A Debate The Backstreet Boys Vs N*Sync
I'll ask her the question probably around 10:30 p.m., around the time everyone has settled in. I'll poke my head in the door.
"Backstreet or N*Sync, sweetie?"
"What the...? What's an N*Sync?" I'll laugh.
"I don't know. I've never heard either of them."
"Look, I didn't listen to them when I was your age, either, but all my friends did, and so this was a discussion literally every time we got together. If I had to hear this nonsense so do you."
"This is stupid."
"It's not a sleepover if you don't talk about it!"
"Just tell me which one you think is better."
"I don't know... Backstreet Boys?"
A Group-Sing Of 'Wannabe'
I'll encourage my daughter to really push to be Ginger, because she was the best one. Obviously.
TGIF & SNICK
Depending upon the night of the sleepover, obviously? Friday? Hunker down for some Family Matters, Perfect Strangers, Step by Step, Dinosaurs, and, of course, Full House (depending on the year you were watching, since the line-up changed). Saturday? Time for some Saturday night Nickelodeon, all leading up to the crown jewel of SNICK offerings, Are You Afraid of the Dark? because of course. (Again: perfect sleepover fare.)
A Home-Made Face Mask Made From A Recipe Found In 'Seventeen' Magazine
I swear to god they published the same recipe every month but called it something different: it was always made of some combination of oatmeal, honey, and yogurt. It never did anything, but it was an important milestone, nevertheless.
It wasn't reserved for sleepovers, but sleepovers were a great place for makeovers which, of course, include body glitter. We loved us some glitter.

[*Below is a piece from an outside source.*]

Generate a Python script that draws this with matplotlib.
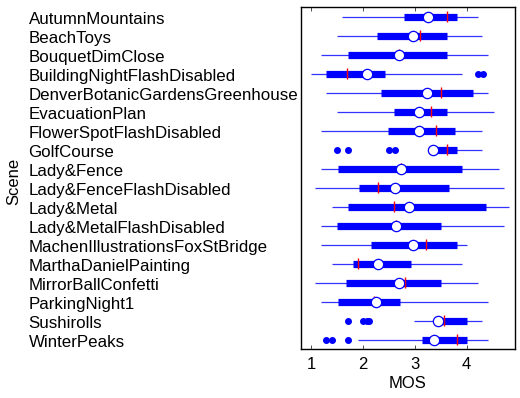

Perhaps nothing else can convey the pure magic and absurdity of the '90s quite like the body glitter trend. It was stupid, corny, and fun. Occasionally, it was used to great (if dated) effect. That's the sort of tween-to-teen experience I want for my daughter, and that's why, when the time comes for her to have sleepovers of her own, I will equip her with everything she needs.